In Tel Aviv, Israeli Premier Golda Meir told her Labor Alignment colleagues that Israel was under a heavy threat from the Soviet Union but was saved by the steadfastness of the U.S. She said that the Russian threat against Israel was even greater than that following the Sinai War of 1956 but this time Israel had the U.S. on its side. Mrs. Meir said she had no words to praise the U.S. help for Israel during the war. “There is one god and one friend,” she stated. The Premier vigorously defended Israel’s acceptance of the cease-fire: “With what would we have defended ourselves had we not accepted it,” an obvious inference to U.S. arms supplies.

U.S. Ambassador to Israel Kenneth Keating, in an interview on Israeli radio said the U.S. will not impose any solution on the Mideast countries and will not allow anyone else to impose a solution. He said the U.S. attitude is that future borders should be fixed through negotiations by the parties concerned in accordance with Resolution 242. Keating said there is an understanding between the U.S. and Israel on many issues although there are always some disagreements too.

West Germany told the United States to stop supplying arms to Israel from U.S. bases here.

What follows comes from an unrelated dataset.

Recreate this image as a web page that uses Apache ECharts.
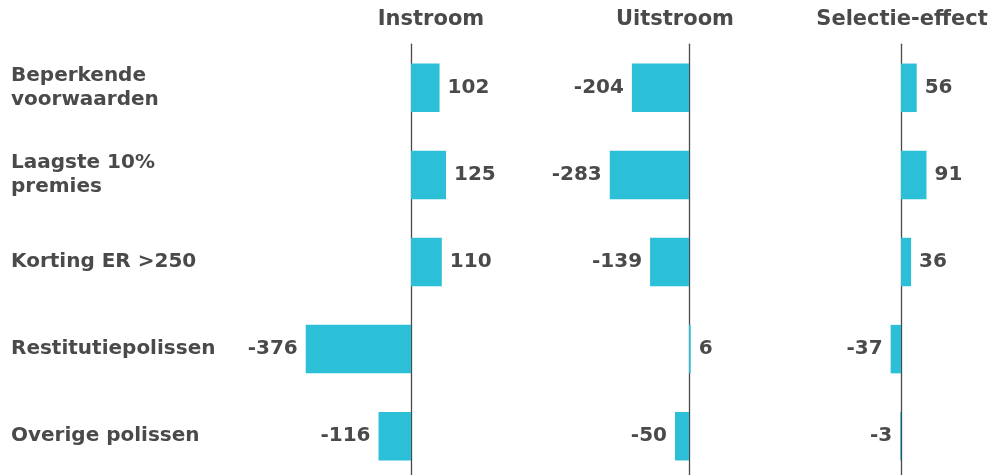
<!DOCTYPE html>
<html>
<head>
<meta charset="utf-8">
<script src="https://cdn.jsdelivr.net/npm/echarts@6/dist/echarts.min.js"></script>
<style>
  html, body { margin: 0; padding: 0; background: #fff; }
  #chart { width: 999px; height: 475px; }
</style>
</head>
<body>
<div id="chart"></div>
<script>
// Categories (top to bottom) and the three effect series
const categories = ['Beperkende\nvoorwaarden', 'Laagste 10%\npremies', 'Korting ER >250', 'Restitutiepolissen', 'Overige polissen'];
const instroom = [102, 125, 110, -376, -116];
const uitstroom = [-204, -283, -139, 6, -50];
const selectie = [56, 91, 36, -37, -3];
const panelTitles = ['Instroom', 'Uitstroom', 'Selectie-effect'];

const FONT = '"DejaVu Sans", sans-serif';
const TEXT = '#4a4a4a';
const BAR = '#2bbfd8';

// shared pixel scale for all panels (px per unit)
const SCALE = 0.28;
const panels = [
  { zero: 411, min: -400, max: 150, data: instroom, titleX: 431 },
  { zero: 689, min: -300, max: 100, data: uitstroom, titleX: 675 },
  { zero: 901, min: -100, max: 150, data: selectie, titleX: 902 }
];

const gridTop = 44.25, gridHeight = 435.5;
const labelLeft = 11;

const chart = echarts.init(document.getElementById('chart'));

const grid = [], xAxis = [], yAxis = [], series = [], graphic = [];
panels.forEach((p, i) => {
  const left = p.zero + p.min * SCALE;
  grid.push({
    left: left,
    width: (p.max - p.min) * SCALE,
    top: gridTop,
    height: gridHeight,
    containLabel: false,
    outerBoundsMode: 'none'
  });
  xAxis.push({
    type: 'value', gridIndex: i, min: p.min, max: p.max, show: false
  });
  yAxis.push({
    type: 'category', gridIndex: i, data: categories, inverse: true,
    axisTick: { show: false },
    axisLine: { show: true, onZero: true, lineStyle: { color: TEXT, width: 1.3 } },
    splitLine: { show: false },
    axisLabel: i === 0 ? {
      show: true, align: 'left', margin: left - labelLeft,
      fontFamily: FONT, fontWeight: 'bold', fontSize: 20, color: TEXT, lineHeight: 24
    } : { show: false }
  });
  series.push({
    type: 'bar', xAxisIndex: i, yAxisIndex: i,
    barWidth: 48.5,
    itemStyle: { color: BAR },
    data: p.data.map(v => ({
      value: v,
      label: { position: v < 0 ? 'left' : 'right' }
    })),
    label: {
      show: true, distance: 8, formatter: '{c}',
      fontFamily: FONT, fontWeight: 'bold', fontSize: 20, color: TEXT
    },
    z: 1
  });
  graphic.push({
    type: 'text', x: p.titleX, y: 20,
    style: {
      text: panelTitles[i], fill: TEXT, align: 'center', verticalAlign: 'middle',
      font: 'bold 21px ' + FONT
    }
  });
});

chart.setOption({
  animation: false,
  backgroundColor: '#fff',
  grid, xAxis, yAxis, series, graphic
});
</script>
</body>
</html>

Air and sea shipments had been going on last week. The West German government told U.S. Ambassador Martin Hillenbrand and Charge d’Affaires Frank Cash that “weapons deliveries using West German territory or installations from U.S. depots in West Germany to one of the warring parties cannot be permitted.” State Secretary Paul Frank emphasized that the West German government did not want to be dragged into the Middle East conflict, and would stick to its policy of neutrality. This was the best way to help find a lasting and just peace, he said.

After a lull of almost three weeks, foreign airlines are resuming their scheduled flights to and from Israel. Lufthansa landed her first plane in Lod yesterday. Although only 20 passengers arrived and a similar number left, Lufthansa decided to maintain all her daily flights. Austrian Airways resumed regular service today and Sabena will resume flights tomorrow. Meanwhile El Al has decided to launch a large-scale campaign to encourage tourism to Israel. El Al offices already reported that many more tourists are coming to Israel, now that the Yom Kippur War has ended.

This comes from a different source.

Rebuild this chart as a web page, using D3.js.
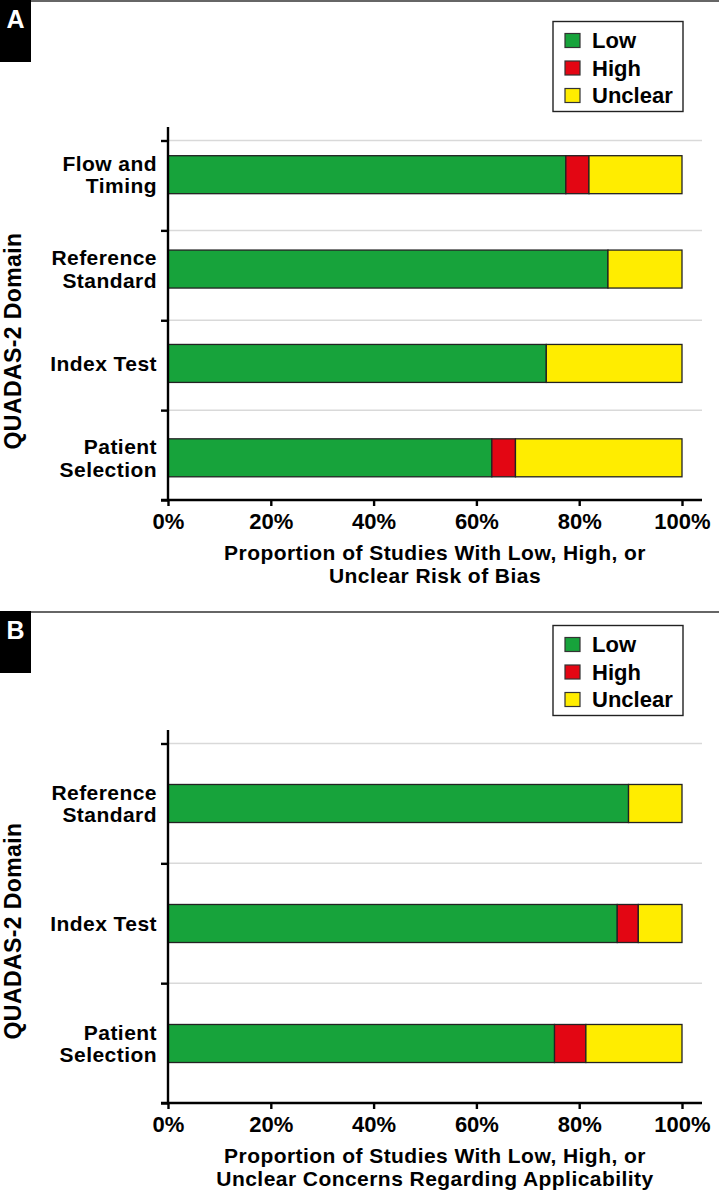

In Bonn, opposition lender Karl Carstens of the Christian Democratic Union said the Mideast war had not been started by Israel and he accused the Soviet Union, not only of supplying weapons to the Arabs, but of encouraging one Arab state, which had stood apart, to join in the conflict. He said all this had happened during a period of detente, a detente, he declared, which had not worked in the Middle East. He praised the U.S. for its precise and carefully stopped up actions, which, however, had not been implemented before Israel had stretched itself to the limits of its own defense.

NATO Secretary General Joseph Luns said in Brussels over the weekend that the European allies were right to remain silent on the Middle East crisis. In a statement to the NATO Council, the Secretary General said if NATO had not maintained silence on the Mideast conflict, “it would have appeared to be intervening directly in that part of the world.” This was apparently in response to criticisms by President Nixon and the State Department that America’s NATO allies had gone to some lengths to separate their Mideast policy from the U.S.

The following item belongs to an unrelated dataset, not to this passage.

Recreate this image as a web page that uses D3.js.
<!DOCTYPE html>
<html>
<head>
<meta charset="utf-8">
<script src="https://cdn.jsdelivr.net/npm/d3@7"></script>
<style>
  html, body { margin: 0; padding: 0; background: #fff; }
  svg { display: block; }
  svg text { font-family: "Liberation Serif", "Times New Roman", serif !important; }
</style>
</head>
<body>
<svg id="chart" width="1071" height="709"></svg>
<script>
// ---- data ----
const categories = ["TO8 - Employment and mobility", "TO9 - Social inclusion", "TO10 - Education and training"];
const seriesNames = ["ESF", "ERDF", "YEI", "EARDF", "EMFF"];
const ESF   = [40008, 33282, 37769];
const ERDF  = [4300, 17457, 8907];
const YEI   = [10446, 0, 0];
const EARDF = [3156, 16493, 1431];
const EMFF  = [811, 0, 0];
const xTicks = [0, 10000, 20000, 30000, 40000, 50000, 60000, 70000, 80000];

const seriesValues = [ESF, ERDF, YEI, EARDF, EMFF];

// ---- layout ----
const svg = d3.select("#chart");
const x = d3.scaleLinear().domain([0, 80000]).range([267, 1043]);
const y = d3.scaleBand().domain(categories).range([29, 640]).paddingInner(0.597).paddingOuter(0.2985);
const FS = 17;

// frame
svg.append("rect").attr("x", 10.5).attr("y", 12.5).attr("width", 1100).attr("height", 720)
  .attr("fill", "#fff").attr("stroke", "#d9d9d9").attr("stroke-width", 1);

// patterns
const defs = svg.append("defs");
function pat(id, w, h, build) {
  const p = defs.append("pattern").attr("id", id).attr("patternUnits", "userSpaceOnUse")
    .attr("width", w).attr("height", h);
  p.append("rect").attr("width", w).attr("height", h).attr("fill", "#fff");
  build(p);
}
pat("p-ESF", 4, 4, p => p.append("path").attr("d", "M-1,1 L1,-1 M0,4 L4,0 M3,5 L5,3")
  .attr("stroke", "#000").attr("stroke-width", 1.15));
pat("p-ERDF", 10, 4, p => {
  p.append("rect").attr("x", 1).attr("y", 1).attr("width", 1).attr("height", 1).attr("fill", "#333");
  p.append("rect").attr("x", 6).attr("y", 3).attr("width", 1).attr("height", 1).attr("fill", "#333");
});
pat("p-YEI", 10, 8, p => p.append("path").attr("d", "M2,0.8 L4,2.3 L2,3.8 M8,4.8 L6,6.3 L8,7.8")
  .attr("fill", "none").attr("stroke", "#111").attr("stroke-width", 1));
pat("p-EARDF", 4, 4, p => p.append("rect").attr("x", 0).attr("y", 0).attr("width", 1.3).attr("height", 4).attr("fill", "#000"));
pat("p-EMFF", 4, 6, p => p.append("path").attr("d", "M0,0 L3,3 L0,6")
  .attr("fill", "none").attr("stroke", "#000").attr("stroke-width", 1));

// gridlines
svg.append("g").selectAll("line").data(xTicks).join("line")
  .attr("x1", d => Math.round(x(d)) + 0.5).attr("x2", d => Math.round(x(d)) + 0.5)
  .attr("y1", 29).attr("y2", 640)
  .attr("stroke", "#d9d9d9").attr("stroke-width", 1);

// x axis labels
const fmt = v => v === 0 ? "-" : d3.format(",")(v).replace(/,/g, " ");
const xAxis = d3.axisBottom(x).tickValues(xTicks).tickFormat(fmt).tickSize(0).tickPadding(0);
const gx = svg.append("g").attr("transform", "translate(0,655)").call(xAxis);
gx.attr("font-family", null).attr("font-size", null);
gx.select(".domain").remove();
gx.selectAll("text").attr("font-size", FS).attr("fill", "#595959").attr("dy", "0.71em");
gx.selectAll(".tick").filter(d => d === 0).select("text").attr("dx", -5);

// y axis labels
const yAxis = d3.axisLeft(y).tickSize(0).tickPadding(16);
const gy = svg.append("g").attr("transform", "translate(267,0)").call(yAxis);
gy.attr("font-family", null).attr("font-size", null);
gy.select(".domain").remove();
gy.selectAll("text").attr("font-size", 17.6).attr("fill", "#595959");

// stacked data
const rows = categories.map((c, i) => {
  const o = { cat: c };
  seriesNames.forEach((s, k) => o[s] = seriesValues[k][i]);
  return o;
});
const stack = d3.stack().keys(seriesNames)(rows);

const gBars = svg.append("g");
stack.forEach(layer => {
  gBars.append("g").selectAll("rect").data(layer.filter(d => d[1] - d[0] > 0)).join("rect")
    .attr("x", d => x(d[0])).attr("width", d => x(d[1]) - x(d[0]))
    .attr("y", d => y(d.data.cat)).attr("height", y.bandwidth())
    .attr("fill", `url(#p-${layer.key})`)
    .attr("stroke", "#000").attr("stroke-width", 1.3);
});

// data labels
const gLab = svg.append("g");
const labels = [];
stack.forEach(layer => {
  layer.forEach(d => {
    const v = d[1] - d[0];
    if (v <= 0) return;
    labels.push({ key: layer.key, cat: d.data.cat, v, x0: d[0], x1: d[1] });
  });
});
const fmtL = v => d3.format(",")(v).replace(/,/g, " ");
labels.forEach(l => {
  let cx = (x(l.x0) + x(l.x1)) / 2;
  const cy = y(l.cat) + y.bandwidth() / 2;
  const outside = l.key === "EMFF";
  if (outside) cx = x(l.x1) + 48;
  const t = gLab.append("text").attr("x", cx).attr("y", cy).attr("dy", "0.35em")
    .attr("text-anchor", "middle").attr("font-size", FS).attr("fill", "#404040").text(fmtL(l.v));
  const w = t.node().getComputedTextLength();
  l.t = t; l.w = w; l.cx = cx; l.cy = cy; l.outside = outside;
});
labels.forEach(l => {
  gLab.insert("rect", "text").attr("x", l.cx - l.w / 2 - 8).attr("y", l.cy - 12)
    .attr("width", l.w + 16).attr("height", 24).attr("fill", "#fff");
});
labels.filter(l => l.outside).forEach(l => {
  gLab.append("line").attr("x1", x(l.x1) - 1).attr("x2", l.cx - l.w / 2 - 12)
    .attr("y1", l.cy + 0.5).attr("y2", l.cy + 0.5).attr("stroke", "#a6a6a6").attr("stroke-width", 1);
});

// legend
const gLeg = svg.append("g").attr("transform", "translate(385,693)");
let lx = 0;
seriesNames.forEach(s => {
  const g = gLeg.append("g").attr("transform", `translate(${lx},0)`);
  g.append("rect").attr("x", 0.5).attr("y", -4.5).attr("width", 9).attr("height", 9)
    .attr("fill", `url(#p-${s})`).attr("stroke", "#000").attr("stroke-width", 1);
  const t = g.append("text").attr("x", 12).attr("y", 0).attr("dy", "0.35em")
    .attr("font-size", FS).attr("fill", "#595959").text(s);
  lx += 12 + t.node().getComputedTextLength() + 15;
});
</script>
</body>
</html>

Observers in Brussels attributed NATO’s silence to an effort to avoid being accused of overstepping its rightful spheres of influence which are limited to the frontiers of its member countries; to a fear of Arab economic reprisals such as oil boycotts if they intervened even indirectly in the conflict; and to failure by the U.S. to officially inform NATO of its decision to mount a world-wide alert.

According to Jewish sources in the Soviet Union reaching London 25 Riga Jews protested to Tass against biased reporting of the war news. They pointed out that they did not approve of the anti-Israel policy of the Soviet government either, but they expected at least factual and unbiased reporting from the fronts by the Soviet media.

Also reported was that as soon as the Israelis crossed the Suez Canal and established a base on Egyptian soil, five Jews in Tibilisi–the Goldstein brothers, Elizabeta Bykova, Yevsey Gelman and Eva Kipnis–cabled Israeli army Chief of Staff Gen. David Elazar and Defense Minister Moshe Dayan, stating: “Congratulations. We are extremely proud of our soldiers. Best wishes. We consider ourselves Israeli prisoners of war in the Soviet Union.”

Eight former leaders of the Danish World War II underground left Copenhagen tonight for Israel as part of the 30th anniversary celebration of the saving of Danish Jews from Nazi-occupied Denmark. The group was headed by Jens Lillelund, a well-known friend of Israel’s. The trip was to have taken place earlier this month but was put off because of the war.

Former Soviet master spy chief Leopold Trepper, whom Polish authorities recently granted permission to leave Poland, told the JTA in Copenhagen he would be leaving for London Nov. 3 or 4 for a leg operation. He said his doctors found him “too ill” to stop over in Copenhagen to see one of his sons. The family reunion will, therefore, take place in London. Trepper’s wife, Luba, who is still in the U.S. is due to visit her youngest son in Canada before joining her husband.

Bertram H. Gold, American Jewish Committee executive vice-president, told the agency’s National Executive Council meeting in St. Louis that “the Yom Kippur War may well have brought about new perceptions on both sides which could provide the basis for a new understanding between Arabs and Israelis.” He also told the 500 leaders that American Jews were on the threshold of a new era marked by dangers and opportunities. He cautioned that the current situation may be one “ripe for scapegoating and urged a campaign against “the new anti-Semitism that is emerging.”